[DATA SHOWN]:
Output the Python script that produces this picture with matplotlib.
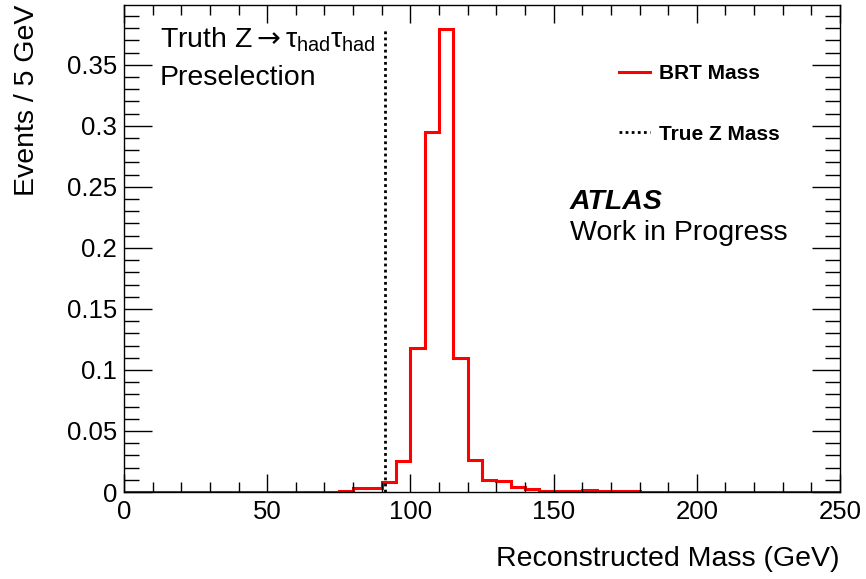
import matplotlib.pyplot as plt
import numpy as np
from matplotlib.ticker import MultipleLocator

# Reconstructed mass histogram, 5 GeV bins from 0 to 250
bin_edges = np.arange(0, 255, 5)
brt_mass = [
    0, 0, 0, 0, 0, 0, 0, 0, 0, 0,            # 0-50
    0, 0, 0, 0, 0.0003, 0.001, 0.003, 0.003,  # 50-90
    0.008, 0.025, 0.118, 0.295, 0.379, 0.110,  # 90-120
    0.026, 0.010, 0.009, 0.0045, 0.0025,       # 120-145
    0.001, 0.001, 0.001, 0.0018, 0.001,        # 145-170
    0.0005, 0.0012, 0.0004, 0.0003, 0.0003,    # 170-195
    0.0002, 0.0001, 0.0001, 0.0001, 0.0001,    # 195-220
    0.0001, 0.0001, 0.0001, 0.0001, 0.0001, 0.0001,  # 220-250
]
z_mass = 91.19
z_line_top = 0.38

plt.rcParams['font.family'] = ['Liberation Sans', 'DejaVu Sans']
plt.rcParams['mathtext.fontset'] = 'custom'
plt.rcParams['mathtext.rm'] = 'Liberation Sans'
plt.rcParams['mathtext.it'] = 'Liberation Sans'
plt.rcParams['mathtext.bf'] = 'Liberation Sans:bold'
plt.rcParams['mathtext.sf'] = 'DejaVu Sans'  # for the arrow glyph

fig = plt.figure(figsize=(8.66, 5.79), dpi=100)
ax = fig.add_axes([124 / 866, 1 - 492 / 579, 716 / 866, 487 / 579])

ax.stairs(brt_mass, bin_edges, baseline=None, color='#ff0000', lw=2.2,
          label='BRT Mass')
ax.vlines(z_mass, 0, z_line_top, colors='black', lw=2,
          linestyles=(0, (1, 1.2)), label='True Z Mass')

ax.set_xlim(0, 250)
ax.set_ylim(0, 0.399)

# ROOT-style ticks on all sides, pointing in
ax.xaxis.set_major_locator(MultipleLocator(50))
ax.xaxis.set_minor_locator(MultipleLocator(10))
ax.yaxis.set_major_locator(MultipleLocator(0.05))
ax.yaxis.set_minor_locator(MultipleLocator(0.01))
ax.tick_params(which='both', direction='in', top=True, right=True,
               labelsize=18.5, width=1)
ax.tick_params(axis='x', which='major', length=13, pad=6)
ax.tick_params(axis='x', which='minor', length=7)
ax.tick_params(axis='y', which='major', length=20, pad=5)
ax.tick_params(axis='y', which='minor', length=11)
ax.yaxis.set_major_formatter(lambda v, p: '0' if v == 0 else f'{v:g}')
for s in ax.spines.values():
    s.set_linewidth(1)

ax.set_xlabel('Reconstructed Mass (GeV)', fontsize=20.5, loc='right')
ax.set_ylabel('Events / 5 GeV', fontsize=20.5, loc='top')
ax.xaxis.set_label_coords(1, -0.111)
ax.yaxis.set_label_coords(-0.118, 1)

ax.legend(loc='upper left', bbox_to_anchor=(619 / 866, 1 - 64 / 579),
          bbox_transform=fig.transFigure, frameon=False,
          prop={'weight': 'bold', 'size': 15}, handlelength=1.5,
          handletextpad=0.4, labelspacing=2.0, borderpad=0,
          borderaxespad=0)

fig.text(160 / 866, 1 - 48 / 579,
         r'Truth Z$\mathsf{\rightarrow}\tau_{\mathrm{had}}\tau_{\mathrm{had}}$',
         fontsize=20.5, ha='left', va='baseline')
fig.text(160 / 866, 1 - 85 / 579, 'Preselection', fontsize=20.5,
         ha='left', va='baseline')
fig.text(570 / 866, 1 - 209 / 579, 'ATLAS', fontsize=20.5,
         fontweight='bold', fontstyle='italic', ha='left', va='baseline')
fig.text(570 / 866, 1 - 240 / 579, 'Work in Progress', fontsize=20.5,
         ha='left', va='baseline')

fig.savefig('out.png', dpi=100)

[TASK DIRECTIONS]: Return each line from the material above exactly, but not the pictures.

[EXPECTED OUTPUT]:
Output the Python script that produces this picture with matplotlib.
import matplotlib.pyplot as plt
import numpy as np
from matplotlib.ticker import MultipleLocator

# Reconstructed mass histogram, 5 GeV bins from 0 to 250
bin_edges = np.arange(0, 255, 5)
brt_mass = [
    0, 0, 0, 0, 0, 0, 0, 0, 0, 0,            # 0-50
    0, 0, 0, 0, 0.0003, 0.001, 0.003, 0.003,  # 50-90
    0.008, 0.025, 0.118, 0.295, 0.379, 0.110,  # 90-120
    0.026, 0.010, 0.009, 0.0045, 0.0025,       # 120-145
    0.001, 0.001, 0.001, 0.0018, 0.001,        # 145-170
    0.0005, 0.0012, 0.0004, 0.0003, 0.0003,    # 170-195
    0.0002, 0.0001, 0.0001, 0.0001, 0.0001,    # 195-220
    0.0001, 0.0001, 0.0001, 0.0001, 0.0001, 0.0001,  # 220-250
]
z_mass = 91.19
z_line_top = 0.38

plt.rcParams['font.family'] = ['Liberation Sans', 'DejaVu Sans']
plt.rcParams['mathtext.fontset'] = 'custom'
plt.rcParams['mathtext.rm'] = 'Liberation Sans'
plt.rcParams['mathtext.it'] = 'Liberation Sans'
plt.rcParams['mathtext.bf'] = 'Liberation Sans:bold'
plt.rcParams['mathtext.sf'] = 'DejaVu Sans'  # for the arrow glyph

fig = plt.figure(figsize=(8.66, 5.79), dpi=100)
ax = fig.add_axes([124 / 866, 1 - 492 / 579, 716 / 866, 487 / 579])

ax.stairs(brt_mass, bin_edges, baseline=None, color='#ff0000', lw=2.2,
          label='BRT Mass')
ax.vlines(z_mass, 0, z_line_top, colors='black', lw=2,
          linestyles=(0, (1, 1.2)), label='True Z Mass')

ax.set_xlim(0, 250)
ax.set_ylim(0, 0.399)

# ROOT-style ticks on all sides, pointing in
ax.xaxis.set_major_locator(MultipleLocator(50))
ax.xaxis.set_minor_locator(MultipleLocator(10))
ax.yaxis.set_major_locator(MultipleLocator(0.05))
ax.yaxis.set_minor_locator(MultipleLocator(0.01))
ax.tick_params(which='both', direction='in', top=True, right=True,
               labelsize=18.5, width=1)
ax.tick_params(axis='x', which='major', length=13, pad=6)
ax.tick_params(axis='x', which='minor', length=7)
ax.tick_params(axis='y', which='major', length=20, pad=5)
ax.tick_params(axis='y', which='minor', length=11)
ax.yaxis.set_major_formatter(lambda v, p: '0' if v == 0 else f'{v:g}')
for s in ax.spines.values():
    s.set_linewidth(1)

ax.set_xlabel('Reconstructed Mass (GeV)', fontsize=20.5, loc='right')
ax.set_ylabel('Events / 5 GeV', fontsize=20.5, loc='top')
ax.xaxis.set_label_coords(1, -0.111)
ax.yaxis.set_label_coords(-0.118, 1)

ax.legend(loc='upper left', bbox_to_anchor=(619 / 866, 1 - 64 / 579),
          bbox_transform=fig.transFigure, frameon=False,
          prop={'weight': 'bold', 'size': 15}, handlelength=1.5,
          handletextpad=0.4, labelspacing=2.0, borderpad=0,
          borderaxespad=0)

fig.text(160 / 866, 1 - 48 / 579,
         r'Truth Z$\mathsf{\rightarrow}\tau_{\mathrm{had}}\tau_{\mathrm{had}}$',
         fontsize=20.5, ha='left', va='baseline')
fig.text(160 / 866, 1 - 85 / 579, 'Preselection', fontsize=20.5,
         ha='left', va='baseline')
fig.text(570 / 866, 1 - 209 / 579, 'ATLAS', fontsize=20.5,
         fontweight='bold', fontstyle='italic', ha='left', va='baseline')
fig.text(570 / 866, 1 - 240 / 579, 'Work in Progress', fontsize=20.5,
         ha='left', va='baseline')

fig.savefig('out.png', dpi=100)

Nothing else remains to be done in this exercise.